* start Material provided *

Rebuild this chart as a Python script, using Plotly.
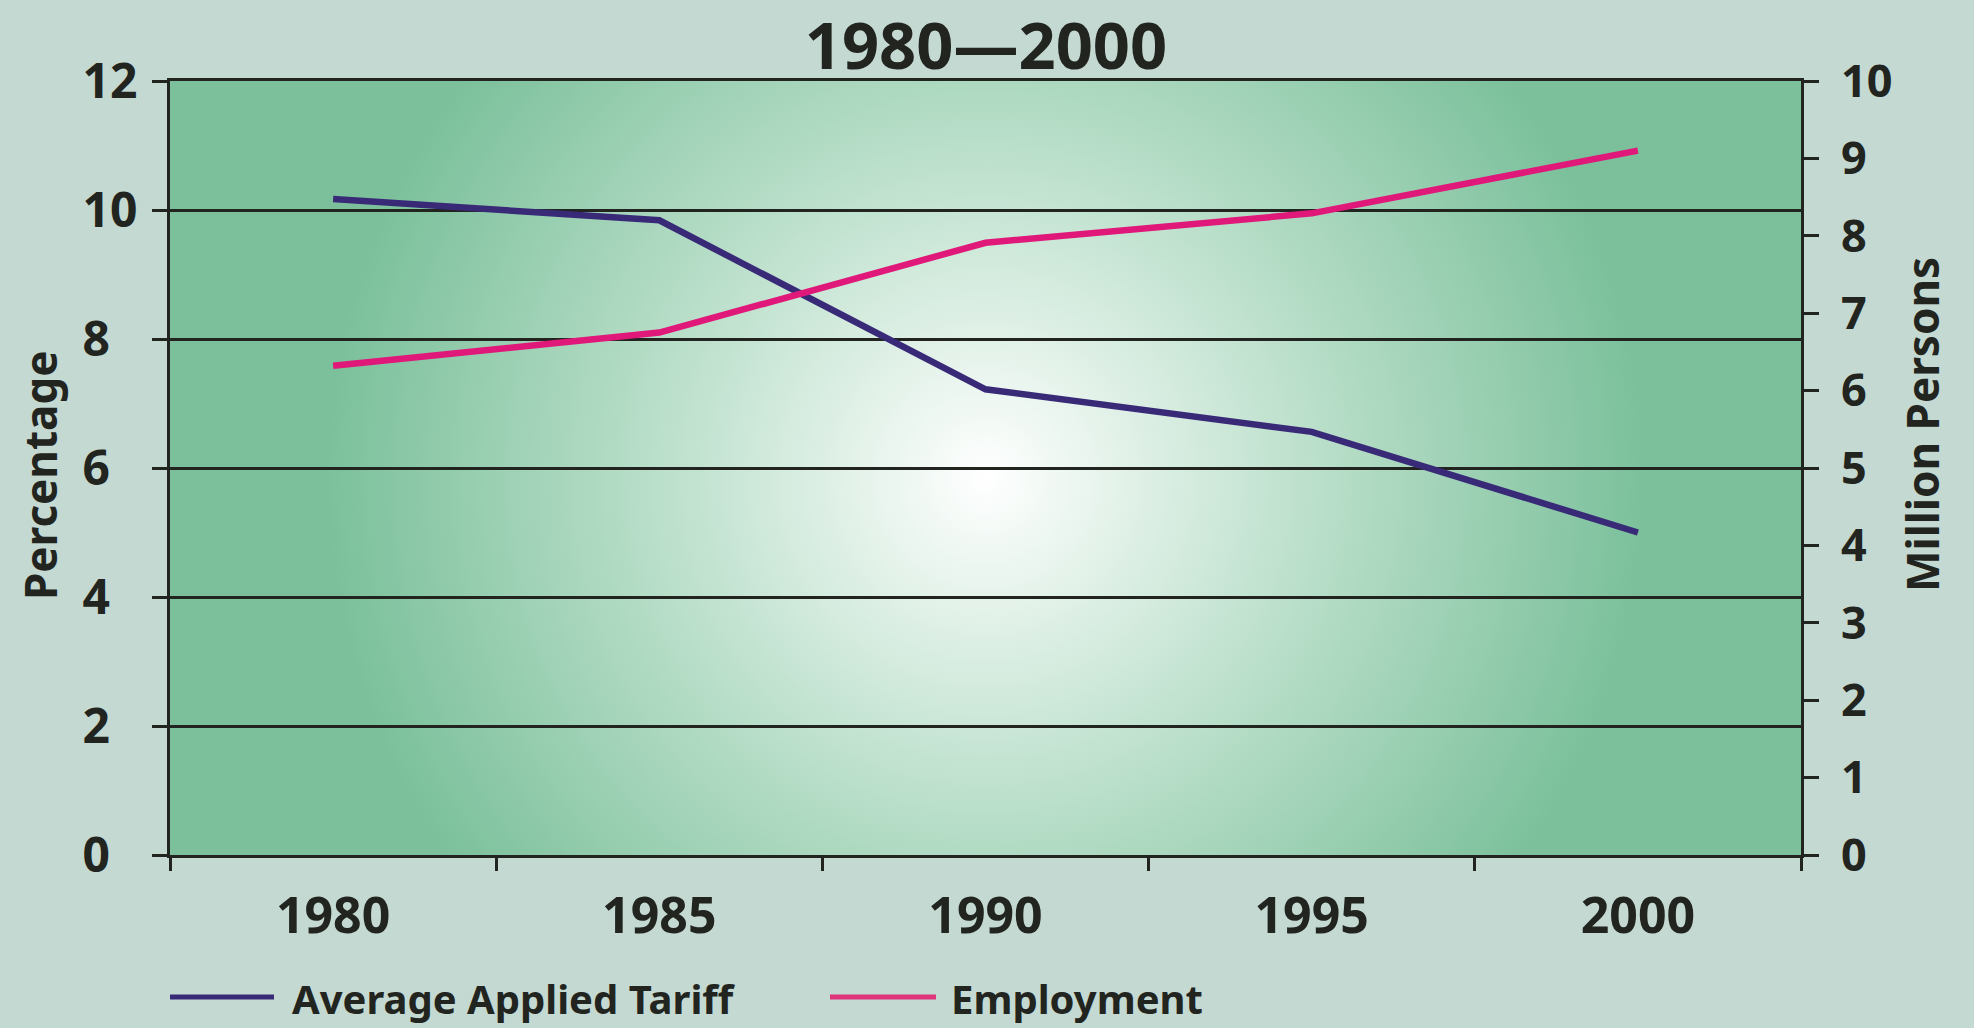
import base64
import plotly.graph_objects as go

# ---- data ----
years = ["1980", "1985", "1990", "1995", "2000"]
tariff = [10.17, 9.84, 7.22, 6.56, 5.0]          # Average Applied Tariff (%)
employment = [6.32, 6.75, 7.91, 8.29, 9.10]      # Employment (million persons)
left_ticks = [0, 2, 4, 6, 8, 10, 12]
left_ticktext = ["0\u2007", "2\u2007", "4\u2007", "6\u2007", "8\u2007", "10", "12"]
right_ticks = [0, 1, 2, 3, 4, 5, 6, 7, 8, 9, 10]
title_text = "1980\u20142000"
left_title = "Percentage"
right_title = "Million Persons"
series_names = ["Average Applied Tariff", "Employment"]

# ---- style ----
FONT = "Comic Sans MS, Noto Sans, sans-serif"
INK = "#222420"
NAVY = "#392A78"
PINK = "#E0187A"
PAPER = "#C4D9D2"
GREEN = "#7BC09B"

W, H = 1974, 1028
ML, MR, MT, MB = 170, 173, 81, 173
PW, PH = W - ML - MR, H - MT - MB

svg = f'''<svg xmlns="http://www.w3.org/2000/svg" width="{PW}" height="{PH}" viewBox="0 0 {PW} {PH}" preserveAspectRatio="none">
<defs><radialGradient id="g" gradientUnits="userSpaceOnUse" cx="816" cy="397" r="660">
<stop offset="0" stop-color="#FFFFFF"/><stop offset="0.5" stop-color="#BADFCA"/><stop offset="1" stop-color="{GREEN}"/>
</radialGradient></defs><rect x="0" y="0" width="{PW}" height="{PH}" fill="url(#g)"/></svg>'''
svg_uri = "data:image/svg+xml;base64," + base64.b64encode(svg.encode()).decode()

fig = go.Figure()
fig.add_trace(go.Scatter(x=years, y=tariff, name=series_names[0], mode="lines",
                         line=dict(color=NAVY, width=6.5), yaxis="y", showlegend=False))
fig.add_trace(go.Scatter(x=years, y=employment, name=series_names[1], mode="lines",
                         line=dict(color=PINK, width=6.5), yaxis="y2", showlegend=False))

def px_x(px):
    return (px - ML) / PW

def px_y(py):
    return (H - MB - py) / PH

annotations = [
    dict(text=left_title, x=px_x(40), y=px_y(476), xref="paper", yref="paper",
         textangle=-90, showarrow=False, xanchor="center", yanchor="middle",
         font=dict(family=FONT, size=44, color=INK, weight="bold")),
    dict(text=right_title, x=px_x(1922), y=px_y(425), xref="paper", yref="paper",
         textangle=-90, showarrow=False, xanchor="center", yanchor="middle",
         font=dict(family=FONT, size=44, color=INK, weight="bold")),
    dict(text=series_names[0], x=px_x(290), y=px_y(999), xref="paper", yref="paper",
         showarrow=False, xanchor="left", yanchor="middle",
         font=dict(family=FONT, size=40, color=INK, weight="bold")),
    dict(text=series_names[1], x=px_x(949), y=px_y(999), xref="paper", yref="paper",
         showarrow=False, xanchor="left", yanchor="middle",
         font=dict(family=FONT, size=40, color=INK, weight="bold")),
]
shapes = [
    dict(type="line", xref="paper", yref="paper", x0=px_x(170), x1=px_x(274),
         y0=px_y(997), y1=px_y(997), line=dict(color=NAVY, width=5)),
    dict(type="line", xref="paper", yref="paper", x0=px_x(830), x1=px_x(936),
         y0=px_y(997), y1=px_y(997), line=dict(color="#E0357A", width=5)),
]

fig.update_layout(
    template="none",
    width=W, height=H,
    margin=dict(l=ML, r=MR, t=MT, b=MB, pad=0),
    paper_bgcolor=PAPER,
    plot_bgcolor="rgba(0,0,0,0)",
    showlegend=False,
    title=dict(text=title_text, x=0.5003, xref="paper", xanchor="center",
               y=1 - 46 / H, yref="container", yanchor="middle",
               font=dict(family=FONT, size=65, color=INK, weight="bold")),
    xaxis=dict(type="category", range=[-0.5, 4.5], tickson="boundaries",
               ticks="outside", ticklen=13,
               tickwidth=2.5, tickcolor=INK, showline=True, linecolor=INK, linewidth=3,
               mirror=True, showgrid=False, zeroline=False, automargin=False,
               ticklabelstandoff=15,
               tickfont=dict(family=FONT, size=50, color=INK, weight="bold")),
    yaxis=dict(range=[0, 12], tickmode="array", tickvals=left_ticks, ticktext=left_ticktext,
               ticks="outside", ticklen=15, tickwidth=2.5, tickcolor=INK,
               showline=True, linecolor=INK, linewidth=3, showgrid=True,
               gridcolor=INK, gridwidth=2.5, zeroline=False, automargin=False,
               ticklabelstandoff=5,
               tickfont=dict(family=FONT, size=48, color=INK, weight="bold")),
    yaxis2=dict(range=[0, 10], overlaying="y", side="right", tickmode="array",
                tickvals=right_ticks, ticks="outside", ticklen=15, tickwidth=2.5,
                tickcolor=INK, showline=True, linecolor=INK, linewidth=3,
                showgrid=False, zeroline=False, automargin=False,
                ticklabelstandoff=13,
                tickfont=dict(family=FONT, size=45, color=INK, weight="bold")),
    images=[dict(source=svg_uri, xref="paper", yref="paper", x=0, y=1, sizex=1, sizey=1,
                 sizing="stretch", xanchor="left", yanchor="top", layer="below")],
    annotations=annotations,
    shapes=shapes,
)

fig.write_html("out.html", config={"displayModeBar": False},
               post_script="document.body.style.margin='0';document.body.style.overflow='hidden';")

* end Material provided *

_Required work_
Reproduce the data above in full, exactly as it is, with the pictures left out.

_Solved exercise_
Rebuild this chart as a Python script, using Plotly.
import base64
import plotly.graph_objects as go

# ---- data ----
years = ["1980", "1985", "1990", "1995", "2000"]
tariff = [10.17, 9.84, 7.22, 6.56, 5.0]          # Average Applied Tariff (%)
employment = [6.32, 6.75, 7.91, 8.29, 9.10]      # Employment (million persons)
left_ticks = [0, 2, 4, 6, 8, 10, 12]
left_ticktext = ["0\u2007", "2\u2007", "4\u2007", "6\u2007", "8\u2007", "10", "12"]
right_ticks = [0, 1, 2, 3, 4, 5, 6, 7, 8, 9, 10]
title_text = "1980\u20142000"
left_title = "Percentage"
right_title = "Million Persons"
series_names = ["Average Applied Tariff", "Employment"]

# ---- style ----
FONT = "Comic Sans MS, Noto Sans, sans-serif"
INK = "#222420"
NAVY = "#392A78"
PINK = "#E0187A"
PAPER = "#C4D9D2"
GREEN = "#7BC09B"

W, H = 1974, 1028
ML, MR, MT, MB = 170, 173, 81, 173
PW, PH = W - ML - MR, H - MT - MB

svg = f'''<svg xmlns="http://www.w3.org/2000/svg" width="{PW}" height="{PH}" viewBox="0 0 {PW} {PH}" preserveAspectRatio="none">
<defs><radialGradient id="g" gradientUnits="userSpaceOnUse" cx="816" cy="397" r="660">
<stop offset="0" stop-color="#FFFFFF"/><stop offset="0.5" stop-color="#BADFCA"/><stop offset="1" stop-color="{GREEN}"/>
</radialGradient></defs><rect x="0" y="0" width="{PW}" height="{PH}" fill="url(#g)"/></svg>'''
svg_uri = "data:image/svg+xml;base64," + base64.b64encode(svg.encode()).decode()

fig = go.Figure()
fig.add_trace(go.Scatter(x=years, y=tariff, name=series_names[0], mode="lines",
                         line=dict(color=NAVY, width=6.5), yaxis="y", showlegend=False))
fig.add_trace(go.Scatter(x=years, y=employment, name=series_names[1], mode="lines",
                         line=dict(color=PINK, width=6.5), yaxis="y2", showlegend=False))

def px_x(px):
    return (px - ML) / PW

def px_y(py):
    return (H - MB - py) / PH

annotations = [
    dict(text=left_title, x=px_x(40), y=px_y(476), xref="paper", yref="paper",
         textangle=-90, showarrow=False, xanchor="center", yanchor="middle",
         font=dict(family=FONT, size=44, color=INK, weight="bold")),
    dict(text=right_title, x=px_x(1922), y=px_y(425), xref="paper", yref="paper",
         textangle=-90, showarrow=False, xanchor="center", yanchor="middle",
         font=dict(family=FONT, size=44, color=INK, weight="bold")),
    dict(text=series_names[0], x=px_x(290), y=px_y(999), xref="paper", yref="paper",
         showarrow=False, xanchor="left", yanchor="middle",
         font=dict(family=FONT, size=40, color=INK, weight="bold")),
    dict(text=series_names[1], x=px_x(949), y=px_y(999), xref="paper", yref="paper",
         showarrow=False, xanchor="left", yanchor="middle",
         font=dict(family=FONT, size=40, color=INK, weight="bold")),
]
shapes = [
    dict(type="line", xref="paper", yref="paper", x0=px_x(170), x1=px_x(274),
         y0=px_y(997), y1=px_y(997), line=dict(color=NAVY, width=5)),
    dict(type="line", xref="paper", yref="paper", x0=px_x(830), x1=px_x(936),
         y0=px_y(997), y1=px_y(997), line=dict(color="#E0357A", width=5)),
]

fig.update_layout(
    template="none",
    width=W, height=H,
    margin=dict(l=ML, r=MR, t=MT, b=MB, pad=0),
    paper_bgcolor=PAPER,
    plot_bgcolor="rgba(0,0,0,0)",
    showlegend=False,
    title=dict(text=title_text, x=0.5003, xref="paper", xanchor="center",
               y=1 - 46 / H, yref="container", yanchor="middle",
               font=dict(family=FONT, size=65, color=INK, weight="bold")),
    xaxis=dict(type="category", range=[-0.5, 4.5], tickson="boundaries",
               ticks="outside", ticklen=13,
               tickwidth=2.5, tickcolor=INK, showline=True, linecolor=INK, linewidth=3,
               mirror=True, showgrid=False, zeroline=False, automargin=False,
               ticklabelstandoff=15,
               tickfont=dict(family=FONT, size=50, color=INK, weight="bold")),
    yaxis=dict(range=[0, 12], tickmode="array", tickvals=left_ticks, ticktext=left_ticktext,
               ticks="outside", ticklen=15, tickwidth=2.5, tickcolor=INK,
               showline=True, linecolor=INK, linewidth=3, showgrid=True,
               gridcolor=INK, gridwidth=2.5, zeroline=False, automargin=False,
               ticklabelstandoff=5,
               tickfont=dict(family=FONT, size=48, color=INK, weight="bold")),
    yaxis2=dict(range=[0, 10], overlaying="y", side="right", tickmode="array",
                tickvals=right_ticks, ticks="outside", ticklen=15, tickwidth=2.5,
                tickcolor=INK, showline=True, linecolor=INK, linewidth=3,
                showgrid=False, zeroline=False, automargin=False,
                ticklabelstandoff=13,
                tickfont=dict(family=FONT, size=45, color=INK, weight="bold")),
    images=[dict(source=svg_uri, xref="paper", yref="paper", x=0, y=1, sizex=1, sizey=1,
                 sizing="stretch", xanchor="left", yanchor="top", layer="below")],
    annotations=annotations,
    shapes=shapes,
)

fig.write_html("out.html", config={"displayModeBar": False},
               post_script="document.body.style.margin='0';document.body.style.overflow='hidden';")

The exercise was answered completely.